Представление зданий с использованием согласованных масштабных планов, разрезов и фасадов, а также кульманы и рейсшины с их параллельными движениями, способствовавшие их созданию, нам очень знакомы, но ортогональные проекции вошли в употребление лишь в девятнадцатом веке.
Трёхмерное здание, выраженное в двух измерениях
Горизонтальные проекции имеют древнее происхождение, некоторые из них берут начало с третьего тысячелетия до н.э., а чертёж Реймского собора был обнаружен в знаменитом альбоме с рисунками Виллара де Оннекура, созданном в начале тринадцатого века. Однако, систематическое использование ортогональной проекции, позволяющей архитектору создавать двухмерные чертежи, полностью отображающие трёхмерную форму здания, началось с развития начертательной геометрии Гаспаром Монжем в конце восемнадцатого века.
Первые известные согласованные чертежи плана и разреза датированы 1390 годом, а создал их для изучения Миланского собора Антонио ди Винченцо, которому только что поручили строительство базилики Сан Петронио, но не для руководства её постройкой – которое, как обычно, началось без чёткой идеи о её форме в разрезе. Хотя для проведения затейливых работ в готических постройках и использовались полномасштабные чертежи, их широкое применение началось лишь в эпоху Возрождения. Использование масштаба способствовало разделению умственного и физического труда при выполнении чертежей и процесса строительства, а вместе с тем и возникновению различных ролей архитектора и строителя.
Наиболее явное непосредственное влияние чертежей заключалось в тенденции некоторых зданий раннего Возрождения, таких, как Палаццо Ручеллаи архитектора Альберти, напоминать чертежи в разрезе: «архитектура» такого фасада была, по существу, каменной облицовкой, выполненной поверх фактической конструкции. С философской точки зрения, новая значимость чертежей отображала убеждение в том, что зрительное наблюдение, а не только божественное откровение было основным источником знания, тогда как с практической точки зрения оно стало возможным благодаря развитию бумажного производства, распространяясь одновременно с использованием художниками обширных знаний в области черчения и живописи.
Выполнение масштабных чертежей побуждало архитекторов к размышлениям об архитектуре в тех понятиях, которые лучше всего описывали чертежи, иными словами, как о вопросах трёхмерной/пространственной формы. Такой акцент на формальных проблемах, и искушение – воплощённое в грандиозных проектах, поощряемых «Школой изящных искусств» в Париже, — воспринимать чертежи как самоцель, позволили Ле Корбюзье советовать своим ученикам «развивать отвращение к чертежам», являвшимся ничем иным, как «отблесками» изобразительного искусства. В то же время, не было более рьяного защитника использования планов, разрезов и фасадов как генераторов форм: в книге «К архитектуре» Ле Корбюзье объяснял, что «строгая абстракция» плана была «обманчивым моментом» в создании архитектуры, и превозносил достоинства «контрольных линий» в определении пропорций фасада.

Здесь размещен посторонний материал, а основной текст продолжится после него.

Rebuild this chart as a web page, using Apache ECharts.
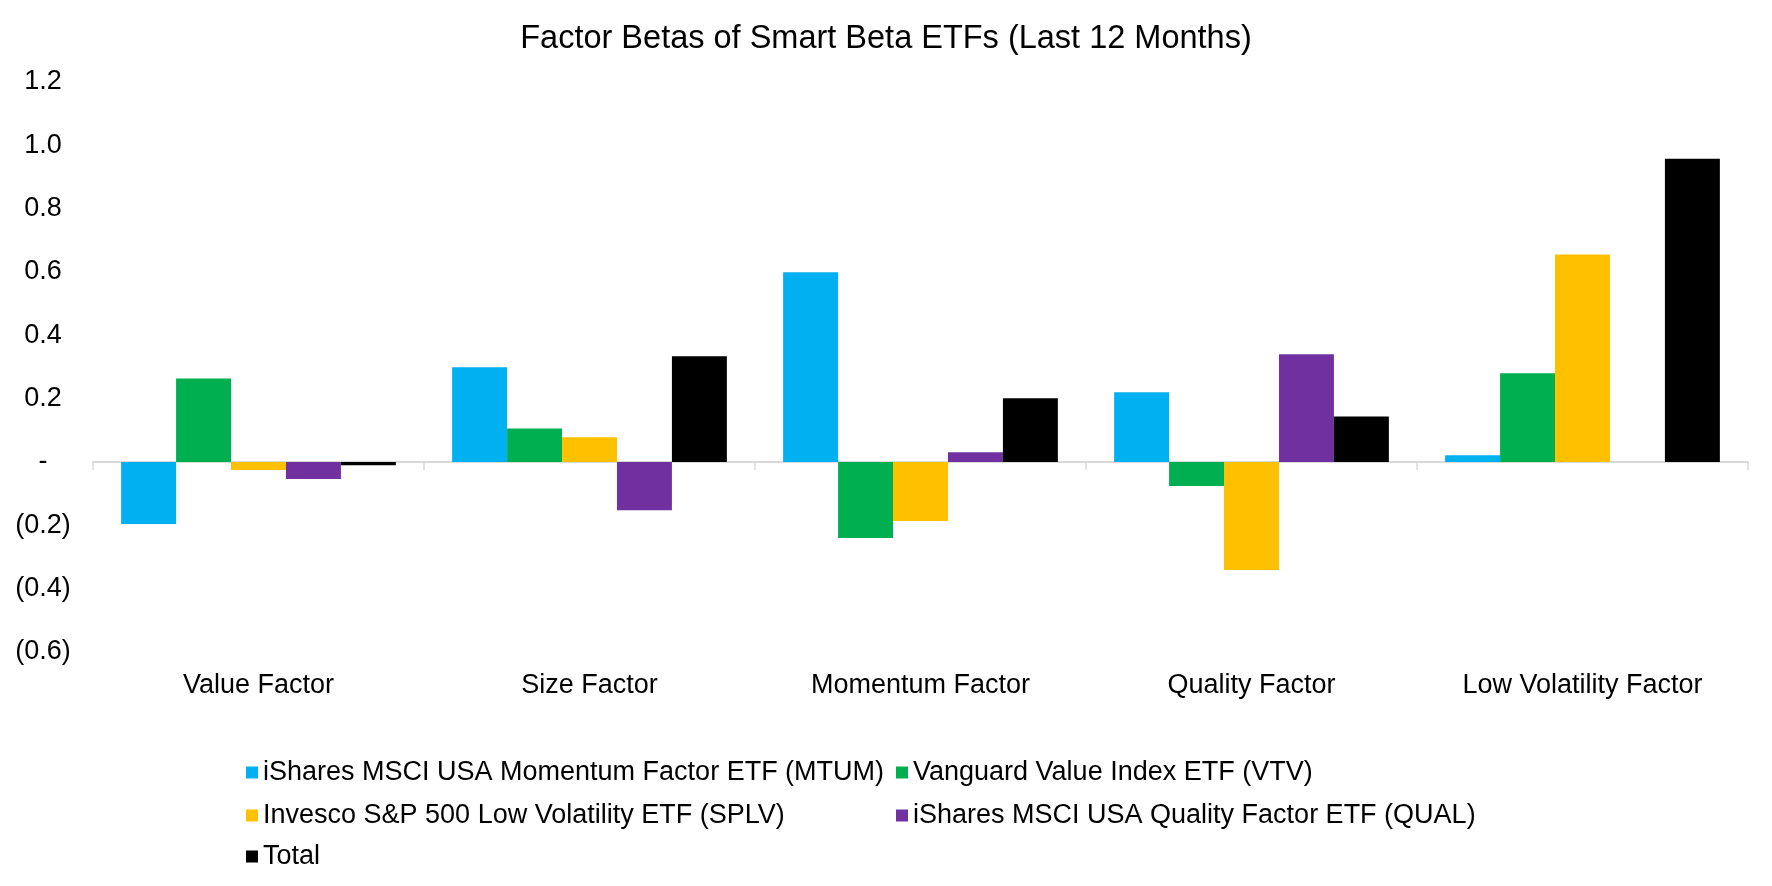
<!DOCTYPE html>
<html><head><meta charset="utf-8">
<script src="https://cdn.jsdelivr.net/npm/echarts@6/dist/echarts.min.js"></script>
<style>html,body{margin:0;padding:0;background:#fff}#c{width:1772px;height:886px}</style>
</head><body><div id="c"></div>
<script>
const titleText = 'Factor Betas of Smart Beta ETFs (Last 12 Months)';
const categories = ['Value Factor', 'Size Factor', 'Momentum Factor', 'Quality Factor', 'Low Volatility Factor'];
const seriesNames = [
  'iShares MSCI USA Momentum Factor ETF (MTUM)',
  'Vanguard Value Index ETF (VTV)',
  'Invesco S&P 500 Low Volatility ETF (SPLV)',
  'iShares MSCI USA Quality Factor ETF (QUAL)',
  'Total'
];
const mtum  = [-0.196, 0.299, 0.599, 0.220, 0.021];
const vtv   = [0.264, 0.106, -0.240, -0.076, 0.280];
const splv  = [-0.025, 0.078, -0.186, -0.341, 0.655];
const qual  = [-0.054, -0.152, 0.031, 0.340, 0];
const total = [-0.010, 0.334, 0.201, 0.144, 0.958];
const yMin = -0.6, yMax = 1.2, yStep = 0.2;

const colors = ['#00B0F0', '#00B050', '#FFC000', '#7030A0', '#000000'];
const seriesData = [mtum, vtv, splv, qual, total];
const FONT = 'Liberation Sans, Arial, sans-serif';

function fmt(v) {
  const r = Math.round(v * 10) / 10;
  if (Math.abs(r) < 1e-9) return '-';
  if (r < 0) return '(' + Math.abs(r).toFixed(1) + ')';
  return r.toFixed(1);
}

const legendPos = [[241, 754], [891, 754], [241, 797], [891, 797], [241, 838]];

const chart = echarts.init(document.getElementById('c'), null, {renderer: 'canvas'});
chart.setOption({
  animation: false,
  backgroundColor: '#ffffff',
  color: colors,
  title: {
    text: titleText, left: 'center', top: 18,
    textStyle: {fontFamily: FONT, fontSize: 32.5, fontWeight: 'normal', color: '#000'}
  },
  legend: seriesNames.map((n, i) => ({
    data: [n], left: legendPos[i][0], top: legendPos[i][1],
    icon: 'rect', itemWidth: 12, itemHeight: 12, itemGap: 0,
    textStyle: {fontFamily: FONT, fontSize: 27, color: '#000'}
  })),
  grid: {left: 93, right: 24, top: 82, bottom: 234, containLabel: false},
  xAxis: [
    {
      type: 'category', data: categories, position: 'bottom',
      axisLine: {show: false, onZero: false}, axisTick: {show: false},
      axisLabel: {fontFamily: FONT, fontSize: 27, color: '#000', margin: 20, interval: 0}
    },
    {
      type: 'category', data: categories, position: 'bottom',
      axisLine: {show: true, onZero: true, lineStyle: {color: '#d9d9d9', width: 2}},
      axisTick: {show: true, length: 8, lineStyle: {color: '#d9d9d9', width: 1.5}},
      axisLabel: {show: false}
    }
  ],
  yAxis: {
    type: 'value', min: yMin, max: yMax, interval: yStep,
    axisLine: {show: false}, axisTick: {show: false}, splitLine: {show: false},
    axisLabel: {fontFamily: FONT, fontSize: 27, color: '#000', align: 'center', margin: 50, formatter: fmt}
  },
  series: seriesNames.map((n, i) => ({
    name: n, type: 'bar', xAxisIndex: 0, data: seriesData[i],
    barGap: '0%', barCategoryGap: '17%',
    itemStyle: {color: colors[i]}
  }))
});
</script>
</body></html>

Ранние виллы Ле Корбюзье, совместно с работами итальянского модерниста Джузеппе Терраньи, стали катализаторами, пожалуй, самой радикальной попытки из всех, предпринятой Питером Айзенманом, использовать механизмы проекционного черчения в качестве средства создания архитектурной формы. В серии проектов «Дом», выполненных в 1970-х годах, Айзенман подверг абстрактные элементы — линии, плоскости, сетки и т.п. – трансформациям, объединив на одном листе план, фасады и отдельные элементы сооружения, предвосхитившим появление систем компьютерного проектирования, которые, как полагают многие, заменят ортогональные чертежи в качестве основных средств создания и представления архитектурных произведений.